Stated task
Will you output the lines between the ones holding "Recreate this image" and "(H2b) at (341,198)", inclusive, exactly as they stand, and only those lines, with the pictures left out?

Source records

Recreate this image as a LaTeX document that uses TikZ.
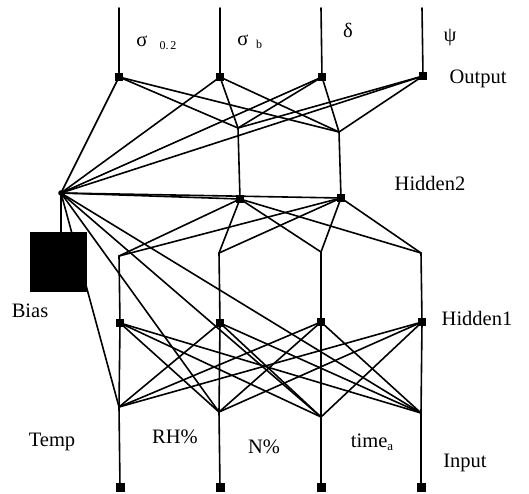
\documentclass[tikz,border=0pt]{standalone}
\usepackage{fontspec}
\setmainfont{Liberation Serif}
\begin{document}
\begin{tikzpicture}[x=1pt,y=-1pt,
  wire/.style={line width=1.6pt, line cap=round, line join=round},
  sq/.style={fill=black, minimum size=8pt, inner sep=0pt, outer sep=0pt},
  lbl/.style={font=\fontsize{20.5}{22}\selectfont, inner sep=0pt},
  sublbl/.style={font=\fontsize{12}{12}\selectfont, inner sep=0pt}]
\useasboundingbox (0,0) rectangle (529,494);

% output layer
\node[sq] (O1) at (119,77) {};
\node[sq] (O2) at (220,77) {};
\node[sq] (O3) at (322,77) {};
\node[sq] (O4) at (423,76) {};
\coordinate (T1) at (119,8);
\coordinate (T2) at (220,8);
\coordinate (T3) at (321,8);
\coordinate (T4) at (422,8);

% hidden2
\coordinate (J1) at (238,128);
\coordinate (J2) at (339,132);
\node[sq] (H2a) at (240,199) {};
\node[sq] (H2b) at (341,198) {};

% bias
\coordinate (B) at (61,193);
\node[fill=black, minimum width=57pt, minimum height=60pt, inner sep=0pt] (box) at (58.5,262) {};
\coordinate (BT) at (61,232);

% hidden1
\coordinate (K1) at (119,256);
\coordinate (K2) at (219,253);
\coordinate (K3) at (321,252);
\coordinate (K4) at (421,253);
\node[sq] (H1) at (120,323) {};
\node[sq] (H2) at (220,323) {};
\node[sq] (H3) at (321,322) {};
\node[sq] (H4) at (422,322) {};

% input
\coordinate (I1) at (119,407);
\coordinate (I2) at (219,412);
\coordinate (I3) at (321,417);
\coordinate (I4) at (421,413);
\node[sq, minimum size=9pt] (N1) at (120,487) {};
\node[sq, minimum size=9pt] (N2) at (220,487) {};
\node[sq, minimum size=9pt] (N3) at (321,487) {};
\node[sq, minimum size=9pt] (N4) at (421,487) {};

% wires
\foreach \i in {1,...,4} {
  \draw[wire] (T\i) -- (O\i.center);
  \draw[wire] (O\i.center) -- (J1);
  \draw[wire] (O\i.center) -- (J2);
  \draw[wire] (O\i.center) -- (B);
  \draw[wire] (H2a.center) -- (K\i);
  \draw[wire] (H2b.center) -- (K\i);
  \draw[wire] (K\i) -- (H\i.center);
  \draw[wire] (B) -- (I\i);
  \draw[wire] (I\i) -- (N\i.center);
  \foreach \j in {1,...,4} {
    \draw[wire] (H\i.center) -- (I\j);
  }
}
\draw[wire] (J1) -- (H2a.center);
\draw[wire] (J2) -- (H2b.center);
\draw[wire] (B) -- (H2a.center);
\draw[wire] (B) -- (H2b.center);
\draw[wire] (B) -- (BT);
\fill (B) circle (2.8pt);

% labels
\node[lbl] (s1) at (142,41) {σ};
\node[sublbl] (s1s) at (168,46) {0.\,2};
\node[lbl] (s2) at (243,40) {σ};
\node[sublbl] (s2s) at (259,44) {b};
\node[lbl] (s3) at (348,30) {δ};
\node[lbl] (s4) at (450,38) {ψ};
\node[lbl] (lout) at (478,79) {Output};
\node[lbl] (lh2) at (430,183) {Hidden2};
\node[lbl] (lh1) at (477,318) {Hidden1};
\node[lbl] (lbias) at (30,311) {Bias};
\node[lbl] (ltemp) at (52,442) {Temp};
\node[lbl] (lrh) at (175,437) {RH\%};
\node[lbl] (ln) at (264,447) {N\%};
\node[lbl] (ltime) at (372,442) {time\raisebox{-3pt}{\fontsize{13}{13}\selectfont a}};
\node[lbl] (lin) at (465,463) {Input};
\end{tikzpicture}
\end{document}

* * *

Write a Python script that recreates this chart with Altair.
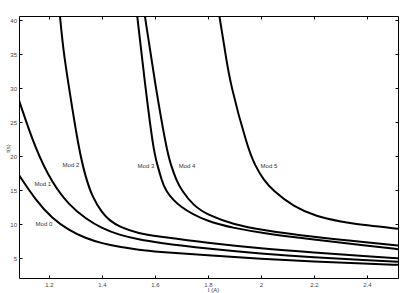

Written answer
Recreate this image as a LaTeX document that uses TikZ.
\documentclass[tikz,border=0pt]{standalone}
\usepackage{fontspec}
\setmainfont{Liberation Serif}
\begin{document}
\begin{tikzpicture}[x=1pt,y=-1pt,
  wire/.style={line width=1.6pt, line cap=round, line join=round},
  sq/.style={fill=black, minimum size=8pt, inner sep=0pt, outer sep=0pt},
  lbl/.style={font=\fontsize{20.5}{22}\selectfont, inner sep=0pt},
  sublbl/.style={font=\fontsize{12}{12}\selectfont, inner sep=0pt}]
\useasboundingbox (0,0) rectangle (529,494);

% output layer
\node[sq] (O1) at (119,77) {};
\node[sq] (O2) at (220,77) {};
\node[sq] (O3) at (322,77) {};
\node[sq] (O4) at (423,76) {};
\coordinate (T1) at (119,8);
\coordinate (T2) at (220,8);
\coordinate (T3) at (321,8);
\coordinate (T4) at (422,8);

% hidden2
\coordinate (J1) at (238,128);
\coordinate (J2) at (339,132);
\node[sq] (H2a) at (240,199) {};
\node[sq] (H2b) at (341,198) {};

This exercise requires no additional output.